=== Exercise details ===
Write out the opening lines of the data word for word, up to and including the line with "3.5, 2.2, 1.2, 0.6, 0.3, 0.2];", and leave every picture and every later line out.

=== Source data ===
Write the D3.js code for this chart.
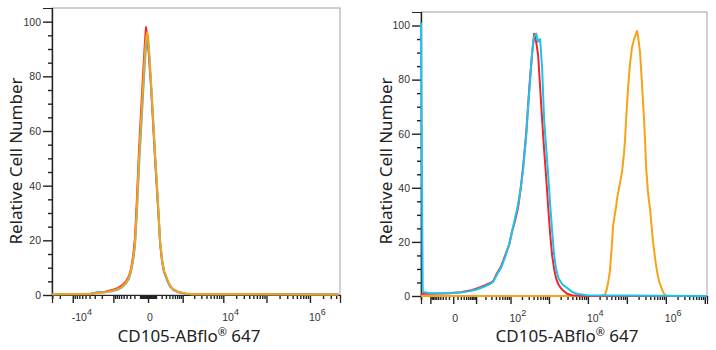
<!DOCTYPE html>
<html><head><meta charset="utf-8">
<script src="https://cdn.jsdelivr.net/npm/d3@7"></script>
<style>body{margin:0;background:#fff}</style>
</head><body><svg id="c" width="716" height="350"></svg>
<script>
// ---------- data ----------
const yMajorTicks = [0, 20, 40, 60, 80, 100];
const yMinorTicks = [5, 10, 15, 25, 30, 35, 45, 50, 55, 65, 70, 75, 85, 90, 95];

// left panel (all three samples overlap near 0)
const leftX = [-30000, -3905, -2637, -1660, -1088, -740, -563, -419, -330, -277,
  -230, -188, -150, -116, -85, -58, -33, -21, -10, 0,
  10, 33, 58, 85, 116, 150, 169, 209, 253, 330,
  419, 524, 740, 1157, 1761, 4500000];
const leftRed = [0.3, 0.4, 0.8, 1.2, 1.8, 2.6, 3.5, 5, 7, 9.5,
  14, 21, 36, 53, 67, 80, 93, 98, 95, 92,
  87, 76, 63, 50, 38, 26, 19, 12.5, 8.5, 5.5,
  3.2, 2.0, 1.1, 0.5, 0.3, 0.2];
const leftCyan = [0.3, 0.4, 1.0, 1.0, 1.4, 2.0, 2.8, 4.2, 6, 8.5,
  12.5, 18, 31, 47, 60, 73, 86, 91, 94, 93,
  89, 77, 64, 51, 39, 26, 19.5, 12.5, 8.5, 5.5,
  3.3, 2.1, 1.1, 0.5, 0.3, 0.2];
const leftOrange = [0.3, 0.3, 0.7, 1.0, 1.5, 2.2, 3.0, 4.5, 6.5, 9,
  13, 19, 33, 50, 63, 76, 89, 94, 96, 95,
  90, 78, 65, 52, 40, 27, 20, 13, 9, 6,
  3.5, 2.2, 1.2, 0.6, 0.3, 0.2];

// right panel
const rightX = [-20, -17.7, -10.1, -4.04, -0.68, 1.79, 6.05, 11.8, 19.6, 27.6,
  33.6, 43.5, 56, 71.9, 92, 110.5, 132.6, 159, 190, 215,
  257, 290, 326, 368, 414, 467, 526, 592, 667, 750,
  845, 951, 1071, 1206, 1357, 1528, 1720, 1936, 2311, 2928,
  3934, 5610, 9548, 11000000];
const rightRed = [0.8, 0.8, 0.8, 0.9, 1.0, 1.4, 2.0, 3.0, 4.0, 4.8,
  5.5, 8.5, 11, 15, 19, 24, 28, 33, 41, 48,
  60, 71, 81, 90, 97, 94, 89, 77, 65, 54,
  44, 33, 23, 15, 10, 6.5, 4.5, 3.3, 2, 0.8,
  0.3, 0.1, 0, 0];
const rightCyan = [101, 1.5, 1.0, 1.0, 1.1, 1.3, 1.8, 2.6, 3.6, 4.5,
  5.3, 8, 10.5, 14.5, 19, 24, 29, 34, 41, 47,
  59, 70, 80, 90, 96, 97, 94, 95, 84, 65,
  55, 45, 34, 24, 15, 10, 7, 5.5, 4, 3,
  1.5, 0.7, 0.3, 0];
const rightOrangeX = [-20, 20570, 27640, 31100, 34996, 37120, 41780, 44320, 52920, 56130,
  63170, 75400, 84840, 90050, 95480, 107450, 120900, 136100, 153100, 172300,
  182800, 193900, 218300, 245700, 276400, 293200, 311000, 350000, 393800, 443200,
  470200, 529200, 595400, 670200, 754000, 848400, 954800, 1140000, 11000000];
const rightOrange = [0, 0, 0.5, 3, 7, 10, 20, 26, 33, 36,
  40, 46, 53, 58, 65, 77, 86, 92, 95, 97,
  98, 96, 90, 78, 65, 58, 48, 38, 32, 24,
  20, 14, 9, 5.5, 3.5, 1.5, 0.3, 0, 0];

const leftXLabels = [-1e4, 0, 1e4, 1e6];
const rightXLabels = [0, 1e2, 1e4, 1e6];
const xTitle = "CD105-ABflo";
const xTitleSup = "®";
const xTitleTail = " 647";
const yTitle = "Relative Cell Number";
const colors = { red: "#f2262a", cyan: "#1ec2ee", orange: "#f8a21a" };

// ---------- helpers ----------
function decadeTicks(minNeg, maxPos, nMinNeg, nMinPos) {
  const t = [0];
  for (let n = nMinPos; n <= 8; n++) for (let k = 1; k <= 9; k++) {
    const v = k * Math.pow(10, n); if (v <= maxPos) t.push(v);
  }
  for (let n = nMinNeg; n <= 8; n++) for (let k = 1; k <= 9; k++) {
    const v = -k * Math.pow(10, n); if (v >= minNeg) t.push(v);
  }
  return t;
}
function isMajor(v, minExp) {
  if (v === 0) return true;
  const e = Math.log10(Math.abs(v));
  return Math.abs(e - Math.round(e)) < 1e-9 && Math.round(e) >= minExp;
}

const svg = d3.select("#c");

function panel(cfg) {
  const { L, R, T, B } = cfg;
  const x = d3.scaleSymlog().constant(cfg.c).domain(cfg.domain).range([L, R]);
  const y = d3.scaleLinear().domain([0, 105]).range([B, T]);
  const g = svg.append("g");

  g.append("rect").attr("x", L).attr("y", T).attr("width", R - L).attr("height", B - T)
    .attr("fill", "none").attr("stroke", "#a0a0a0").attr("stroke-width", 1);

  // y axis
  const yMaj = g.append("g").attr("transform", `translate(${L},0)`)
    .call(d3.axisLeft(y).tickValues(yMajorTicks).tickSize(9).tickPadding(2));
  const yMin = g.append("g").attr("transform", `translate(${L},0)`)
    .call(d3.axisLeft(y).tickValues(yMinorTicks).tickSize(4).tickFormat(""));
  [yMaj, yMin].forEach(a => {
    a.selectAll("line").attr("stroke", "#222").attr("stroke-width", 1.4);
    a.select(".domain").attr("stroke", "#222").attr("stroke-width", 1.2);
  });
  yMaj.selectAll("text").attr("font-family", "Liberation Sans, Arial, sans-serif")
    .attr("font-size", 10.5).attr("fill", "#333");

  // x axis
  const allTicks = cfg.ticks;
  const maj = allTicks.filter(v => isMajor(v, cfg.majorExp));
  const min = allTicks.filter(v => !isMajor(v, cfg.majorExp));
  const xMin = g.append("g").attr("transform", `translate(0,${B})`)
    .call(d3.axisBottom(x).tickValues(min).tickSize(4).tickFormat(""));
  const xMaj = g.append("g").attr("transform", `translate(0,${B})`)
    .call(d3.axisBottom(x).tickValues(maj).tickSize(8).tickFormat(""));
  [xMin, xMaj].forEach(a => {
    a.selectAll("line").attr("stroke", "#222").attr("stroke-width", 1.4);
    a.select(".domain").attr("stroke", "#222").attr("stroke-width", 1.2);
  });

  // x labels with superscripts
  cfg.labels.forEach(v => {
    const t = g.append("text").attr("x", x(v) - 1).attr("y", B + 26)
      .attr("font-family", "Liberation Sans, Arial, sans-serif").attr("font-size", 10.5)
      .attr("fill", "#333").attr("text-anchor", "start");
    if (v === 0) { t.text("0"); return; }
    const e = Math.round(Math.log10(Math.abs(v)));
    t.append("tspan").text((v < 0 ? "-" : "") + "10");
    t.append("tspan").attr("dy", -6).attr("font-size", 9).text(String(e));
  });

  // titles
  const xt = g.append("text").attr("x", cfg.xTitleX).attr("y", 342)
    .attr("text-anchor", "middle").attr("font-family", "Noto Sans, Open Sans, sans-serif")
    .attr("font-size", 17).attr("fill", "#222");
  xt.append("tspan").text(xTitle);
  xt.append("tspan").attr("dy", -6).attr("font-size", 11).text(xTitleSup);
  xt.append("tspan").attr("dy", 6).text(xTitleTail);

  g.append("text").attr("transform", `translate(${cfg.yTitleX},161) rotate(-90)`)
    .attr("text-anchor", "middle").attr("font-family", "Noto Sans, Open Sans, sans-serif")
    .attr("font-size", 17).attr("fill", "#222").text(yTitle);

  // curves
  const line = d3.line().x(d => x(d[0])).y(d => y(d[1]));
  cfg.series.forEach(s => {
    g.append("path").datum(s.xs.map((xv, i) => [xv, s.ys[i]]))
      .attr("d", line).attr("fill", "none").attr("stroke", s.color)
      .attr("stroke-width", 2).attr("stroke-linejoin", "round");
  });
}

panel({
  L: 52, R: 340, T: 8, B: 295, c: 190, domain: [-30400, 4.9e6],
  ticks: decadeTicks(-30400, 4.9e6, 1, 1), majorExp: 3,
  labels: leftXLabels, yTitleX: 22, xTitleX: 189,
  series: [
    { xs: leftX, ys: leftRed, color: colors.red },
    { xs: leftX, ys: leftCyan, color: colors.cyan },
    { xs: leftX, ys: leftOrange, color: colors.orange }
  ]
});
panel({
  L: 421, R: 707, T: 12, B: 296, c: 3.5, domain: [-20, 1.14e7],
  ticks: decadeTicks(-20, 1.14e7, 0, 0), majorExp: 1,
  labels: rightXLabels, yTitleX: 392, xTitleX: 567,
  series: [
    { xs: rightOrangeX, ys: rightOrange, color: colors.orange },
    { xs: rightX, ys: rightRed, color: colors.red },
    { xs: rightX, ys: rightCyan, color: colors.cyan }
  ]
});
</script></body></html>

=== Exercise response ===
Write the D3.js code for this chart.
<!DOCTYPE html>
<html><head><meta charset="utf-8">
<script src="https://cdn.jsdelivr.net/npm/d3@7"></script>
<style>body{margin:0;background:#fff}</style>
</head><body><svg id="c" width="716" height="350"></svg>
<script>
// ---------- data ----------
const yMajorTicks = [0, 20, 40, 60, 80, 100];
const yMinorTicks = [5, 10, 15, 25, 30, 35, 45, 50, 55, 65, 70, 75, 85, 90, 95];

// left panel (all three samples overlap near 0)
const leftX = [-30000, -3905, -2637, -1660, -1088, -740, -563, -419, -330, -277,
  -230, -188, -150, -116, -85, -58, -33, -21, -10, 0,
  10, 33, 58, 85, 116, 150, 169, 209, 253, 330,
  419, 524, 740, 1157, 1761, 4500000];
const leftRed = [0.3, 0.4, 0.8, 1.2, 1.8, 2.6, 3.5, 5, 7, 9.5,
  14, 21, 36, 53, 67, 80, 93, 98, 95, 92,
  87, 76, 63, 50, 38, 26, 19, 12.5, 8.5, 5.5,
  3.2, 2.0, 1.1, 0.5, 0.3, 0.2];
const leftCyan = [0.3, 0.4, 1.0, 1.0, 1.4, 2.0, 2.8, 4.2, 6, 8.5,
  12.5, 18, 31, 47, 60, 73, 86, 91, 94, 93,
  89, 77, 64, 51, 39, 26, 19.5, 12.5, 8.5, 5.5,
  3.3, 2.1, 1.1, 0.5, 0.3, 0.2];
const leftOrange = [0.3, 0.3, 0.7, 1.0, 1.5, 2.2, 3.0, 4.5, 6.5, 9,
  13, 19, 33, 50, 63, 76, 89, 94, 96, 95,
  90, 78, 65, 52, 40, 27, 20, 13, 9, 6,
  3.5, 2.2, 1.2, 0.6, 0.3, 0.2];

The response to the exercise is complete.